Cumin, Capsules, and Colonialism

“Real” and “Imagined” Medical Encounters in the Hindi Literary Sphere

In: Asian Medicine

Abstract

The institutionalization of Western allopathic medicine in colonial India had significant implications for the cultural politics of the early twentieth century. The introduction of vaccinations, the establishment of hospitals and dispensaries, scientific discourses on hygiene, bacteriology, and nutrition, the emergence of obstetrics and gynecology as medical disciplines, and the commercialization of medicine—to name but a few aspects of the institutionalization or elements leading thereto—were all topics that also concerned the Hindi literary sphere. This essay investigates how the Hindi literary public tackled the colonial state’s promotion of allopathy and modern sciences while, within the same discourse, it (re)discovered, systemized, and modernized indigenous medical knowledge traditions—most notably Ayurveda but also homespun remedies and folk medicine—for the prevention, treatment, and cure of disease.
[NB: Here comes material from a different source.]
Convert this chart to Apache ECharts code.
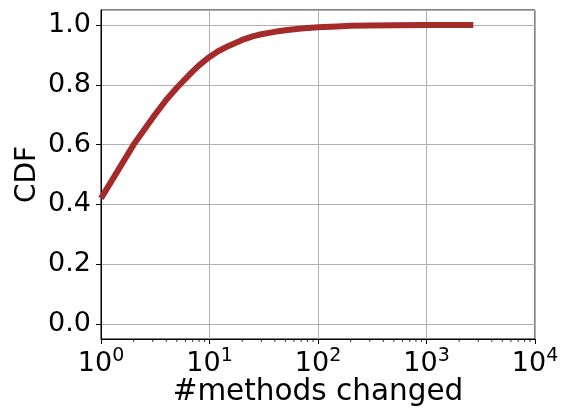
<!DOCTYPE html>
<html lang="en">
<head>
    <meta charset="UTF-8">
    <title>CDF of methods changed</title>
    <script src="https://cdn.jsdelivr.net/npm/echarts@6/dist/echarts.min.js"></script>
    <style>
        html, body { margin: 0; padding: 0; background: #fff; }
    </style>
</head>
<body>
    <div id="main" style="width: 561px;height:409px;"></div>
    <script type="text/javascript">
        // data
        var methodsChanged = [1, 2, 3, 4, 5, 6, 7, 8, 9, 10, 12, 15, 20, 25, 30, 40, 50, 70, 100, 150, 200, 300, 500, 1000, 2000, 2700];
        var cdfValues = [0.42, 0.60, 0.69, 0.75, 0.79, 0.82, 0.845, 0.865, 0.88, 0.893, 0.912, 0.93, 0.95, 0.962, 0.969, 0.977, 0.982, 0.988, 0.992, 0.995, 0.997, 0.998, 0.999, 1.0, 1.0, 1.0];
        var xTickExp = ['0', '1', '2', '3', '4'];
        var minorTicks = [2, 3, 4, 5, 6, 7, 8, 9, 20, 30, 40, 50, 60, 70, 80, 90,
            200, 300, 400, 500, 600, 700, 800, 900, 2000, 3000, 4000, 5000, 6000, 7000, 8000, 9000];

        var font = 'DejaVu Sans';
        var lineData = methodsChanged.map(function (v, i) { return [v, cdfValues[i]]; });

        var myChart = echarts.init(document.getElementById('main'));
        myChart.setOption({
            animation: false,
            grid: {
                left: 101, right: 26, top: 10, bottom: 70,
                outerBoundsMode: 'none',
                containLabel: false,
                show: true, borderColor: '#000', borderWidth: 1, backgroundColor: 'transparent'
            },
            xAxis: {
                type: 'log',
                logBase: 10,
                min: 1,
                max: 10000,
                name: '#methods changed',
                nameLocation: 'middle',
                nameGap: 38,
                nameMoveOverlap: false,
                nameTextStyle: { fontFamily: font, fontSize: 29.5, color: '#000' },
                axisLine: { show: true, onZero: false, lineStyle: { color: '#000', width: 1 } },
                axisTick: { show: true, inside: false, length: 5, lineStyle: { color: '#000' } },
                splitLine: { show: true, lineStyle: { color: '#b0b0b0', width: 1 } },
                axisLabel: {
                    margin: 8,
                    formatter: function (value) {
                        var e = Math.round(Math.log10(value));
                        return '{b|10}{s|' + xTickExp[e] + '}';
                    },
                    rich: {
                        b: { fontFamily: font, fontSize: 27, color: '#000', lineHeight: 30, verticalAlign: 'bottom' },
                        s: { fontFamily: font, fontSize: 19, color: '#000', lineHeight: 30, verticalAlign: 'top', padding: [0, 0, 10, 0] }
                    }
                }
            },
            yAxis: {
                type: 'value',
                min: -0.05,
                max: 1.05,
                splitNumber: 5,
                name: 'CDF',
                nameLocation: 'middle',
                nameGap: 59,
                nameMoveOverlap: false,
                nameTextStyle: { fontFamily: font, fontSize: 28, color: '#000' },
                axisLine: { show: true, onZero: false, lineStyle: { color: '#000', width: 1 } },
                axisTick: { show: true, inside: false, length: 5, lineStyle: { color: '#000' } },
                splitLine: { show: true, lineStyle: { color: '#b0b0b0', width: 1 } },
                axisLabel: {
                    margin: 10,
                    showMinLabel: false,
                    showMaxLabel: false,
                    fontFamily: font, fontSize: 27, color: '#000',
                    formatter: function (v) { return v.toFixed(1); }
                }
            },
            series: [
                {
                    type: 'line',
                    data: lineData,
                    showSymbol: false,
                    smooth: false,
                    lineStyle: { color: '#a52a2a', width: 6 },
                    z: 5
                },
                {
                    // minor ticks of the log axis at 2..9 x 10^k
                    type: 'custom',
                    data: minorTicks,
                    silent: true,
                    clip: false,
                    renderItem: function (params, api) {
                        var p = api.coord([api.value(0), -0.05]);
                        return {
                            type: 'line',
                            shape: { x1: p[0], y1: p[1], x2: p[0], y2: p[1] + 3 },
                            style: { stroke: '#000', lineWidth: 0.8 }
                        };
                    },
                    encode: { x: 0 }
                }
            ]
        });
    </script>
</body>
</html>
Prose fiction and prose essays, alongside advertisements in Hindi periodicals, testify to a range of opinions on what constituted a “healthy” blend of diverse “Eastern” and diverse “Western” medical traditions. This essay argues that the Hindi discourse on medicine and colonial modernity was steered by gendered nationalist politics, modern Western sciences, and commercial interests in maintaining a healthy body and working toward a healthy nation.